In a hearing Wednesday, a panel of the British Columbia Securities Commission (BCSC) denied investor Carl Icahn's request for an order prohibiting Lions Gate Entertainment shareholder and board member Mark Rachesky from selling any of the stock he acquired in a recent debt-for-equity deal or buying more shares. Under Icahn's requested 15-day cease trading order, Lions Gate would have also been prevented from issuing any new shares.
Last week, Icahn sued Lions Gate in the Supreme Courts of New York and British Columbia in an effort to unwind the Santa Monica studio's recent issuance of stock to Rachesky. Lions Gate issued the shares as a defensive measure to hinder activist investor Icahn's efforts to take over the film and television studio.
A ruling by the BCSC in Icahn's favor would have aided his legal efforts by putting a freeze on any further transactions by Rachesky and Lions Gate before the courts could rule on his cases. It may now be difficult for Icahn to prevail in his effort to get the courts to rescind Rachesky's stock as he will be free to sell it to others or even purchase more. Lions Gate could also issue more stock and further dilute Icahn's holdings, which currently stand at 33.5%.
"In denying the application, the panel noted that the Court is the most efficient forum to resolve the issues," a press release issued by the BCSC said.
Last week, Lions Gate issued 16.2 million new shares to a fund controlled by Rachesky after Icahn launched a new $6.50 per share tender offer for all of Lions Gate's outstanding stock. Rachesky is Lions Gate's second largest shareholder after Icahn and has been aligned with Lions Gate management in its protracted battle with Icahn for control of the studio.
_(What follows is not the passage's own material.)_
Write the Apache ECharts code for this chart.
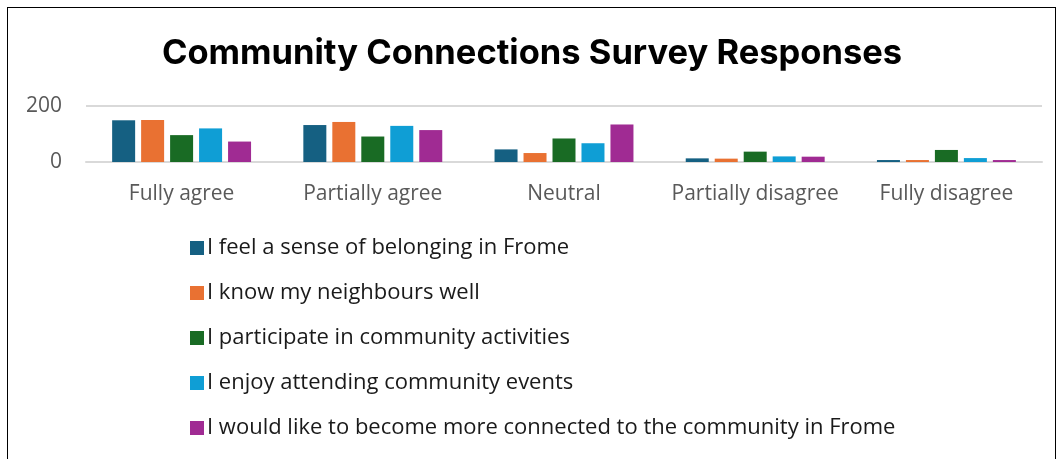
<!DOCTYPE html>
<html>
<head>
<meta charset="utf-8">
<script src="https://cdn.jsdelivr.net/npm/echarts@6/dist/echarts.min.js"></script>
<style>
  html, body { margin: 0; padding: 0; background: #fff; }
  #chart { width: 1064px; height: 459px; }
  #frame { position: absolute; left: 7px; top: 7px; width: 1049px; height: 470px; border: 1.5px solid #000; box-sizing: border-box; pointer-events: none; }
</style>
</head>
<body>
<div id="chart"></div>
<div id="frame"></div>
<script>
const categories = ['Fully agree', 'Partially agree', 'Neutral', 'Partially disagree', 'Fully disagree'];
const seriesNames = [
  'I feel a sense of belonging in Frome',
  'I know my neighbours well',
  'I participate in community activities',
  'I enjoy attending community events',
  'I would like to become more connected to the community in Frome'
];
const belonging = [149, 132, 45, 13, 7];
const neighbours = [150, 143, 32, 12, 7];
const participate = [96, 91, 84, 37, 43];
const events = [120, 129, 67, 20, 14];
const connected = [73, 114, 134, 19, 7];
const colors = ['#156082', '#E97132', '#196B24', '#0F9ED5', '#A02B93'];

const chart = echarts.init(document.getElementById('chart'));
const values = [belonging, neighbours, participate, events, connected];

const option = {
  animation: false,
  title: {
    text: 'Community Connections Survey Responses',
    left: 'center',
    top: 31,
    textStyle: { fontFamily: 'Inter', fontSize: 34.5, fontWeight: 'bold', color: '#000' }
  },
  legend: {
    orient: 'vertical',
    left: 185,
    top: 232,
    itemWidth: 14,
    itemHeight: 14,
    itemGap: 23,
    icon: 'rect',
    textStyle: { fontFamily: 'Open Sans', fontSize: 22, lineHeight: 22, color: '#1a1a1a', padding: [0, 0, 0, -2] },
    data: seriesNames
  },
  grid: { left: 86, right: 22, top: 106, height: 56, containLabel: false },
  xAxis: {
    type: 'category',
    data: categories,
    axisLine: { lineStyle: { color: '#d9d9d9', width: 2 } },
    axisTick: { show: false },
    axisLabel: { interval: 0, fontFamily: 'Open Sans', fontSize: 21, color: '#595959', margin: 22 }
  },
  yAxis: {
    type: 'value',
    min: 0,
    max: 200,
    interval: 200,
    axisLine: { show: false },
    axisTick: { show: false },
    splitLine: { lineStyle: { color: '#d9d9d9', width: 2 } },
    axisLabel: { fontFamily: 'Open Sans', fontSize: 21, color: '#595959', margin: 24 }
  },
  series: seriesNames.map((name, i) => ({
    name: name,
    type: 'bar',
    data: values[i],
    barWidth: 23,
    barGap: '26%',
    itemStyle: { color: colors[i] }
  }))
};

chart.setOption(option);
</script>
</body>
</html>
The transaction increased Rachesky's holdings to just under 29% from 20% and diluted Icahn's stake from 38% to 33.5%, making it more difficult for him to take control of the company.
The New York lawsuit was filed against Lions Gate, its board, Rachesky and investor John Kornitzer, who sold $100 million in debt to Rachesky that was converted to stock. In it, Icahn sought an injunction rescinding the transaction and stock issuance and prohibiting the defendants from voting their shares in the upcoming election of Lions Gate's directors. Icahn plans to put up his own slate of directors to be voted on at Lions Gate's yet-to-be-scheduled annual shareholders meeting.
Icahn, who could not be reached for immediate comment, had also filed a petition in the Supreme Court of British Columbia -- where Lions Gate is legally domiciled, though it operates out of Santa Monica -- requesting that the debt-for-equity exchange and stock issuance be rescinded.